The basic idea behind SSR is clear to me. Although there is little useful information around the basic idea is to ismply march along a ray in either view or screen space. Personally I do it in screen space as I think this is better but that I can't say for sure for the lack of information around.
Whatever the case the common approach seems to be to do a linear stepping along the ray and then doing a bisecting search to refine the result. The bisecting search is clear and depending on the step size is around 5-6 steps for a large screen and a ray running across a large part of the screen. The problematic part is the step size.
I made tests with a step size of 20 (not counting the refinement). In this case for a large screen (1680x1050 as an example) this gives for a moderately long ray bouncing from one side of the screen to the other of lets say 1000 pixel length a step size of 1000/20 = 50 pixels. This is quite large and steps right scross thiner geometry like for example the edges of the boxes in the test-bed I put together attached below (smaller than 1680x1050 as it's from the editor). Furthermore it leads to incorrect sampling as seen on the right side.
Now I've seen other people claiming they do (on the same large screen or larger) 16 samples only even for long rays running across the screen. 16 Samples is even less than the 20 I used in the test which already misses geometry a large deal. Nobody ever stated though how these under-sampling issues work out with such a low sampling count. In my tests I required 80-100 samples to keep these undersampling issues somewhat at bay (speed is gruesome).
So the question is:
1) how can 16 samples for the linear search possibly work without these undersampling issues?

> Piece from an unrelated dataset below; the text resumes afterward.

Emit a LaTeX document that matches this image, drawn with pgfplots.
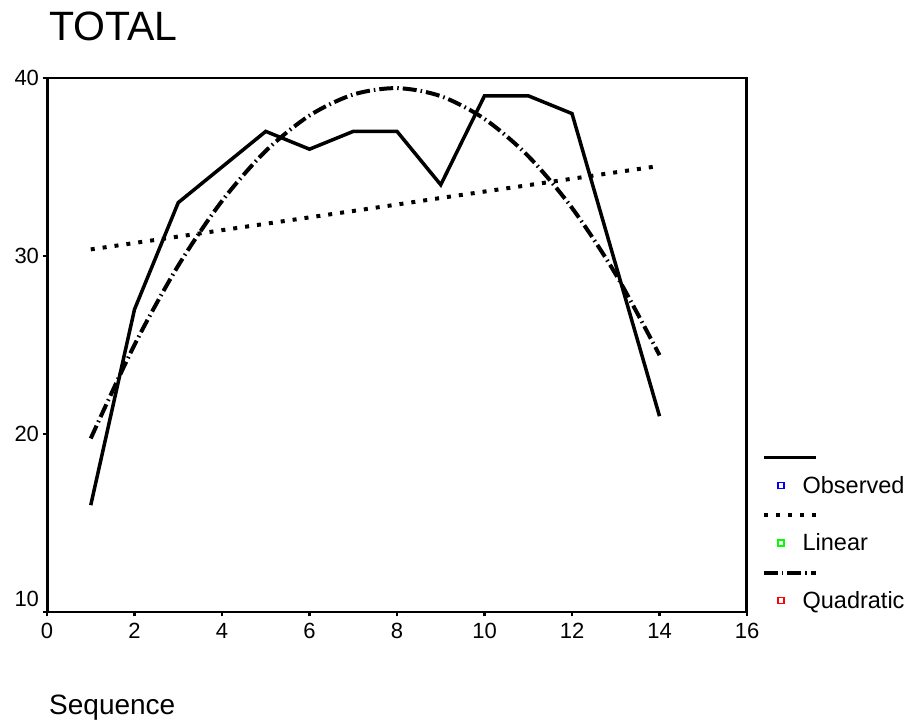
\documentclass[border=0pt]{standalone}
\usepackage{fontspec}
\setmainfont{Liberation Sans}
\usepackage{pgfplots}
\pgfplotsset{compat=1.18}
\begin{document}
\begin{tikzpicture}[x=1bp,y=1bp]
\useasboundingbox (0,0) rectangle (913,722);
\begin{axis}[
  at={(47bp,110bp)}, anchor=south west,
  scale only axis, width=700bp, height=534bp,
  xmin=0, xmax=16, ymin=10, ymax=40,
  xtick={0,2,...,16}, ytick={10,20,30,40},
  yticklabels={{\raisebox{13bp}[\height][\depth]{10}},20,30,40},
  tick align=outside, xtick pos=bottom, ytick pos=left,
  major tick length=4.5bp,
  tick style={black, line width=2.5bp},
  axis line style={line width=2.5bp},
  ticklabel style={font=\fontsize{22bp}{26bp}\selectfont},
  xticklabel style={yshift=-3bp},
  /pgf/number format/assume math mode=true,
  title={TOTAL},
  title style={font=\fontsize{41bp}{48bp}\selectfont, at={(axis description cs:0,1)}, anchor=base west, yshift=32bp, xshift=2bp, inner sep=0pt},
  xlabel={Sequence},
  xlabel style={font=\fontsize{28bp}{32bp}\selectfont, at={(axis description cs:0,0)}, anchor=base west, yshift=-103bp, xshift=2bp, inner sep=0pt},
  legend cell align=left,
  legend style={draw=none, fill=none, at={(axis description cs:1,0)}, anchor=south west, xshift=30bp, yshift=1bp,
    font=\fontsize{23.5bp}{28bp}\selectfont, row sep=37bp, column sep=17bp, inner sep=0pt,
    nodes={inner sep=1bp}},
]
\addplot[black, line width=3.5bp, solid,
  legend image code/.code={\draw[overlay, black, line width=3.5bp, solid] (-17bp,28bp) -- (35bp,28bp);
    \draw[blue, line width=1.4bp, solid] (-3bp,-3bp) rectangle (3bp,3bp);}]
  coordinates {(1,16) (2,27) (3,33) (4,35) (5,37) (6,36) (7,37) (8,37) (9,34) (10,39) (11,39) (12,38) (13,29.5) (14,21)};
\addlegendentry{Observed}
\addplot[black, line width=4bp, dash pattern=on 4bp off 8bp,
  legend image code/.code={\draw[overlay, black, line width=4bp, dash pattern=on 4bp off 8bp] (-17bp,28bp) -- (35bp,28bp);
    \draw[green, line width=1.4bp, solid] (-3bp,-3bp) rectangle (3bp,3bp);}]
  coordinates {(1,30.37) (2,30.73) (3,31.09) (4,31.45) (5,31.81) (6,32.17) (7,32.53) (8,32.89) (9,33.26) (10,33.62) (11,33.98) (12,34.34) (13,34.70) (14,35.06)};
\addlegendentry{Linear}
\addplot[black, line width=4bp, dash pattern=on 14bp off 4bp on 1.5bp off 4bp, smooth,
  legend image code/.code={\draw[overlay, black, line width=4bp, dash pattern=on 14bp off 4bp on 1.5bp off 4bp] (-17bp,28bp) -- (35bp,28bp);
    \draw[red, line width=1.4bp, solid] (-3bp,-3bp) rectangle (3bp,3bp);}]
  coordinates {(1,19.75) (2,25.01) (3,29.46) (4,33.09) (5,35.90) (6,37.89) (7,39.07) (8,39.43) (9,38.98) (10,37.70) (11,35.61) (12,32.70) (13,28.97) (14,24.43)};
\addlegendentry{Quadratic}
\draw[line width=4.5bp] (axis description cs:0,0) -- (axis description cs:0,1);
\draw[line width=5bp] (axis description cs:1,0) -- (axis description cs:1,1);
\end{axis}
\end{tikzpicture}
\end{document}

Another issue is stuff like a chair or table resting on the ground. All rays passing underneath would work with an exhaustive search across the entire ray. With the linear test though the test goes into the bisecting phase at the first step the ray crosses geometry like the table or chair. The bisecting test then finds no solution and thus leaks the env-map through. Some others seem to not be affected by this problem but what happens there? Do they continue steping along the ray if the bisecting fails? This though would increase the sample count beyond 20+6 and kills the worst case. So another question is:
2) with rays passing underneath geometry at the first linear search hit and bisecting fails to return a result, what do you do? continue on the ray with worse worst case sample count or fail out?
3) how to detect these cases properly to fade out? bluring or more intelligent?